■ Recorded data
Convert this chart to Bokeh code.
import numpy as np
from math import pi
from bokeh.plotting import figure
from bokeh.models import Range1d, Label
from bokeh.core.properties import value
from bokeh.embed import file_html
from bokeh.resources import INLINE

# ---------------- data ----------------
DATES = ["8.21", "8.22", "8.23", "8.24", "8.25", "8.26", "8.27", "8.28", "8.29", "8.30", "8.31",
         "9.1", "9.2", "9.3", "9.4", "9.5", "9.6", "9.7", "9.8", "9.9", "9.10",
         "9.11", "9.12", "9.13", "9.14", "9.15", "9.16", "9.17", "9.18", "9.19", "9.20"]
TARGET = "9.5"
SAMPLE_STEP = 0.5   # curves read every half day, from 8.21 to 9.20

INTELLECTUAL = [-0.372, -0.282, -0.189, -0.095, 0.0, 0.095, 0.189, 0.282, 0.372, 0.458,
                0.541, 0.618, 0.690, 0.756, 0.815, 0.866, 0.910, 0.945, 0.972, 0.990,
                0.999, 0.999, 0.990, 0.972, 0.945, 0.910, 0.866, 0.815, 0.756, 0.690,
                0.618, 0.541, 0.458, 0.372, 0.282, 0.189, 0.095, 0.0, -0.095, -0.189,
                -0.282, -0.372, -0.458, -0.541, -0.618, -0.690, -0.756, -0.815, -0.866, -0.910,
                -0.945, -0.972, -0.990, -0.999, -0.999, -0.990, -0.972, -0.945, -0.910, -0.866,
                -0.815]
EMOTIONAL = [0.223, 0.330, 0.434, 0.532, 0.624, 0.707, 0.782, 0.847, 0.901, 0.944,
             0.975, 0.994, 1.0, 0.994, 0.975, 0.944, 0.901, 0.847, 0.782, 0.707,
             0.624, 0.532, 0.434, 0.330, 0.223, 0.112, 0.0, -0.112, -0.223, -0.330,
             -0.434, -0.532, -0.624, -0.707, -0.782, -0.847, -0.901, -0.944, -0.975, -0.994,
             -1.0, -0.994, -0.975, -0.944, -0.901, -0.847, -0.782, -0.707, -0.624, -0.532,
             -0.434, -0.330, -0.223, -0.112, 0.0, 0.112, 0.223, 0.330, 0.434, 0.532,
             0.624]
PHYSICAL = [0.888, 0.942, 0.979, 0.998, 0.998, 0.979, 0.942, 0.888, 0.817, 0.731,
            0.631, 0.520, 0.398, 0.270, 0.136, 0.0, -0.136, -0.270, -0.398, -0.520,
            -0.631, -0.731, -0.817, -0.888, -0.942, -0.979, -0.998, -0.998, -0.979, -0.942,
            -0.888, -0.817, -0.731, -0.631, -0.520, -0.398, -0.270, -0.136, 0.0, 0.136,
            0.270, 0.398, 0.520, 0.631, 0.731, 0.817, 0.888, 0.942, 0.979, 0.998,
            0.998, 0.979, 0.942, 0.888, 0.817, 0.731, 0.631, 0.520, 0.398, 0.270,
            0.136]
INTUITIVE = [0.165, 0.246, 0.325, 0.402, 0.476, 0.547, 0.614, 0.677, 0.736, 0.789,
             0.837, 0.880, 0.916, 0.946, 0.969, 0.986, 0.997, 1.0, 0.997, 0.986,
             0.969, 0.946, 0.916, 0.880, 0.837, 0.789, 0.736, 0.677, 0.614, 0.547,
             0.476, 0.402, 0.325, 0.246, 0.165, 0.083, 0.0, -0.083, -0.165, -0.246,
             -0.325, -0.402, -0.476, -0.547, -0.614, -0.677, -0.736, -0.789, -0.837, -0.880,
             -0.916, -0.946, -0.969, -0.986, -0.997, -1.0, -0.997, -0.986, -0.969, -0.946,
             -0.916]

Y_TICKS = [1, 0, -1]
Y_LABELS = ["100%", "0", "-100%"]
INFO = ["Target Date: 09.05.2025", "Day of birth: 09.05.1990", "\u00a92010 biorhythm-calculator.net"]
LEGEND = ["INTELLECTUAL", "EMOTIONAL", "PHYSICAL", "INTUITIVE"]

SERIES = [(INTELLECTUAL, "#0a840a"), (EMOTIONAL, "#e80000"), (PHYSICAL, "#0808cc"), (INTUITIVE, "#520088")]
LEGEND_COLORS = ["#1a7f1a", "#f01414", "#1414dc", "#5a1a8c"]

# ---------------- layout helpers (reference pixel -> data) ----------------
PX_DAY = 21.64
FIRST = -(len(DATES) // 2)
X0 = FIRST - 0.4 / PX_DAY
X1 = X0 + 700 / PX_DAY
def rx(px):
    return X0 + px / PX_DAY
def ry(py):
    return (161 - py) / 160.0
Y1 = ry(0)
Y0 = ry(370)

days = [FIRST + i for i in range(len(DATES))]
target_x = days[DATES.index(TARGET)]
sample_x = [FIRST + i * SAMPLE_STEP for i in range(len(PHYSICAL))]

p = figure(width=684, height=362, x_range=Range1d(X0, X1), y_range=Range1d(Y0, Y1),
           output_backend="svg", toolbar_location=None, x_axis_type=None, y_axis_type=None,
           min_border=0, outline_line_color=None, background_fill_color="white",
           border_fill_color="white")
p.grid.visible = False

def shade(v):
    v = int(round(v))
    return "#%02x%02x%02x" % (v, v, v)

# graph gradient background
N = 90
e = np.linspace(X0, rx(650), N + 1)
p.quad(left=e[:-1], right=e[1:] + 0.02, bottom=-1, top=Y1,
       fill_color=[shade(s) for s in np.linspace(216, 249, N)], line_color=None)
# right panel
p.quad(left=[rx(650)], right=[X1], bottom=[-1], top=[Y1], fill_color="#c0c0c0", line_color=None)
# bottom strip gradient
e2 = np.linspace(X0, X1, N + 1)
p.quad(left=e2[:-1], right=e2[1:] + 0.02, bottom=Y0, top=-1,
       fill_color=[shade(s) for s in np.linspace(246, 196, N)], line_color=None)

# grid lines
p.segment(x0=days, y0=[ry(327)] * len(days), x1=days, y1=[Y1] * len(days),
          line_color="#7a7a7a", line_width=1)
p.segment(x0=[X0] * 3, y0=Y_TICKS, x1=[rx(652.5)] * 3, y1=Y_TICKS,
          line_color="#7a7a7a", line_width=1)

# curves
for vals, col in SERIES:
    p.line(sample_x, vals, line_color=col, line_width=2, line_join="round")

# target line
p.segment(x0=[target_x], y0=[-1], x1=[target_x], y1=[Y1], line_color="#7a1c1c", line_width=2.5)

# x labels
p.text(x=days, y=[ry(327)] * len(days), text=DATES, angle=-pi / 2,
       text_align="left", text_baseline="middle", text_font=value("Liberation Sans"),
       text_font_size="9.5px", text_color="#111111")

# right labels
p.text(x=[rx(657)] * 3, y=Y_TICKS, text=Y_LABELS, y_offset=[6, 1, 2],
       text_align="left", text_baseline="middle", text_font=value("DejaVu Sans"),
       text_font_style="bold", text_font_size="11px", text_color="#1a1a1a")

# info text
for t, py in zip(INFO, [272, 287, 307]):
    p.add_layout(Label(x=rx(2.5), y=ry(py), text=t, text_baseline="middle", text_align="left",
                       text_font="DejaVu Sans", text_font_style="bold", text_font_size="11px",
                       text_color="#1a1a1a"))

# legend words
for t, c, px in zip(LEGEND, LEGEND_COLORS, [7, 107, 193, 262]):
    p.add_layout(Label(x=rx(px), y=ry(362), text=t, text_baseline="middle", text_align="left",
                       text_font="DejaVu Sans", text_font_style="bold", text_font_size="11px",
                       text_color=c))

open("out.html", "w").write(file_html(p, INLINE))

■ To do
Extract the complete listing verbatim.

■ Solution for this problem
Convert this chart to Bokeh code.
import numpy as np
from math import pi
from bokeh.plotting import figure
from bokeh.models import Range1d, Label
from bokeh.core.properties import value
from bokeh.embed import file_html
from bokeh.resources import INLINE

# ---------------- data ----------------
DATES = ["8.21", "8.22", "8.23", "8.24", "8.25", "8.26", "8.27", "8.28", "8.29", "8.30", "8.31",
         "9.1", "9.2", "9.3", "9.4", "9.5", "9.6", "9.7", "9.8", "9.9", "9.10",
         "9.11", "9.12", "9.13", "9.14", "9.15", "9.16", "9.17", "9.18", "9.19", "9.20"]
TARGET = "9.5"
SAMPLE_STEP = 0.5   # curves read every half day, from 8.21 to 9.20

INTELLECTUAL = [-0.372, -0.282, -0.189, -0.095, 0.0, 0.095, 0.189, 0.282, 0.372, 0.458,
                0.541, 0.618, 0.690, 0.756, 0.815, 0.866, 0.910, 0.945, 0.972, 0.990,
                0.999, 0.999, 0.990, 0.972, 0.945, 0.910, 0.866, 0.815, 0.756, 0.690,
                0.618, 0.541, 0.458, 0.372, 0.282, 0.189, 0.095, 0.0, -0.095, -0.189,
                -0.282, -0.372, -0.458, -0.541, -0.618, -0.690, -0.756, -0.815, -0.866, -0.910,
                -0.945, -0.972, -0.990, -0.999, -0.999, -0.990, -0.972, -0.945, -0.910, -0.866,
                -0.815]
EMOTIONAL = [0.223, 0.330, 0.434, 0.532, 0.624, 0.707, 0.782, 0.847, 0.901, 0.944,
             0.975, 0.994, 1.0, 0.994, 0.975, 0.944, 0.901, 0.847, 0.782, 0.707,
             0.624, 0.532, 0.434, 0.330, 0.223, 0.112, 0.0, -0.112, -0.223, -0.330,
             -0.434, -0.532, -0.624, -0.707, -0.782, -0.847, -0.901, -0.944, -0.975, -0.994,
             -1.0, -0.994, -0.975, -0.944, -0.901, -0.847, -0.782, -0.707, -0.624, -0.532,
             -0.434, -0.330, -0.223, -0.112, 0.0, 0.112, 0.223, 0.330, 0.434, 0.532,
             0.624]
PHYSICAL = [0.888, 0.942, 0.979, 0.998, 0.998, 0.979, 0.942, 0.888, 0.817, 0.731,
            0.631, 0.520, 0.398, 0.270, 0.136, 0.0, -0.136, -0.270, -0.398, -0.520,
            -0.631, -0.731, -0.817, -0.888, -0.942, -0.979, -0.998, -0.998, -0.979, -0.942,
            -0.888, -0.817, -0.731, -0.631, -0.520, -0.398, -0.270, -0.136, 0.0, 0.136,
            0.270, 0.398, 0.520, 0.631, 0.731, 0.817, 0.888, 0.942, 0.979, 0.998,
            0.998, 0.979, 0.942, 0.888, 0.817, 0.731, 0.631, 0.520, 0.398, 0.270,
            0.136]
INTUITIVE = [0.165, 0.246, 0.325, 0.402, 0.476, 0.547, 0.614, 0.677, 0.736, 0.789,
             0.837, 0.880, 0.916, 0.946, 0.969, 0.986, 0.997, 1.0, 0.997, 0.986,
             0.969, 0.946, 0.916, 0.880, 0.837, 0.789, 0.736, 0.677, 0.614, 0.547,
             0.476, 0.402, 0.325, 0.246, 0.165, 0.083, 0.0, -0.083, -0.165, -0.246,
             -0.325, -0.402, -0.476, -0.547, -0.614, -0.677, -0.736, -0.789, -0.837, -0.880,
             -0.916, -0.946, -0.969, -0.986, -0.997, -1.0, -0.997, -0.986, -0.969, -0.946,
             -0.916]

Y_TICKS = [1, 0, -1]
Y_LABELS = ["100%", "0", "-100%"]
INFO = ["Target Date: 09.05.2025", "Day of birth: 09.05.1990", "\u00a92010 biorhythm-calculator.net"]
LEGEND = ["INTELLECTUAL", "EMOTIONAL", "PHYSICAL", "INTUITIVE"]

SERIES = [(INTELLECTUAL, "#0a840a"), (EMOTIONAL, "#e80000"), (PHYSICAL, "#0808cc"), (INTUITIVE, "#520088")]
LEGEND_COLORS = ["#1a7f1a", "#f01414", "#1414dc", "#5a1a8c"]

# ---------------- layout helpers (reference pixel -> data) ----------------
PX_DAY = 21.64
FIRST = -(len(DATES) // 2)
X0 = FIRST - 0.4 / PX_DAY
X1 = X0 + 700 / PX_DAY
def rx(px):
    return X0 + px / PX_DAY
def ry(py):
    return (161 - py) / 160.0
Y1 = ry(0)
Y0 = ry(370)

days = [FIRST + i for i in range(len(DATES))]
target_x = days[DATES.index(TARGET)]
sample_x = [FIRST + i * SAMPLE_STEP for i in range(len(PHYSICAL))]

p = figure(width=684, height=362, x_range=Range1d(X0, X1), y_range=Range1d(Y0, Y1),
           output_backend="svg", toolbar_location=None, x_axis_type=None, y_axis_type=None,
           min_border=0, outline_line_color=None, background_fill_color="white",
           border_fill_color="white")
p.grid.visible = False

def shade(v):
    v = int(round(v))
    return "#%02x%02x%02x" % (v, v, v)

# graph gradient background
N = 90
e = np.linspace(X0, rx(650), N + 1)
p.quad(left=e[:-1], right=e[1:] + 0.02, bottom=-1, top=Y1,
       fill_color=[shade(s) for s in np.linspace(216, 249, N)], line_color=None)
# right panel
p.quad(left=[rx(650)], right=[X1], bottom=[-1], top=[Y1], fill_color="#c0c0c0", line_color=None)
# bottom strip gradient
e2 = np.linspace(X0, X1, N + 1)
p.quad(left=e2[:-1], right=e2[1:] + 0.02, bottom=Y0, top=-1,
       fill_color=[shade(s) for s in np.linspace(246, 196, N)], line_color=None)

# grid lines
p.segment(x0=days, y0=[ry(327)] * len(days), x1=days, y1=[Y1] * len(days),
          line_color="#7a7a7a", line_width=1)
p.segment(x0=[X0] * 3, y0=Y_TICKS, x1=[rx(652.5)] * 3, y1=Y_TICKS,
          line_color="#7a7a7a", line_width=1)

# curves
for vals, col in SERIES:
    p.line(sample_x, vals, line_color=col, line_width=2, line_join="round")

# target line
p.segment(x0=[target_x], y0=[-1], x1=[target_x], y1=[Y1], line_color="#7a1c1c", line_width=2.5)

# x labels
p.text(x=days, y=[ry(327)] * len(days), text=DATES, angle=-pi / 2,
       text_align="left", text_baseline="middle", text_font=value("Liberation Sans"),
       text_font_size="9.5px", text_color="#111111")

# right labels
p.text(x=[rx(657)] * 3, y=Y_TICKS, text=Y_LABELS, y_offset=[6, 1, 2],
       text_align="left", text_baseline="middle", text_font=value("DejaVu Sans"),
       text_font_style="bold", text_font_size="11px", text_color="#1a1a1a")

# info text
for t, py in zip(INFO, [272, 287, 307]):
    p.add_layout(Label(x=rx(2.5), y=ry(py), text=t, text_baseline="middle", text_align="left",
                       text_font="DejaVu Sans", text_font_style="bold", text_font_size="11px",
                       text_color="#1a1a1a"))

# legend words
for t, c, px in zip(LEGEND, LEGEND_COLORS, [7, 107, 193, 262]):
    p.add_layout(Label(x=rx(px), y=ry(362), text=t, text_baseline="middle", text_align="left",
                       text_font="DejaVu Sans", text_font_style="bold", text_font_size="11px",
                       text_color=c))

open("out.html", "w").write(file_html(p, INLINE))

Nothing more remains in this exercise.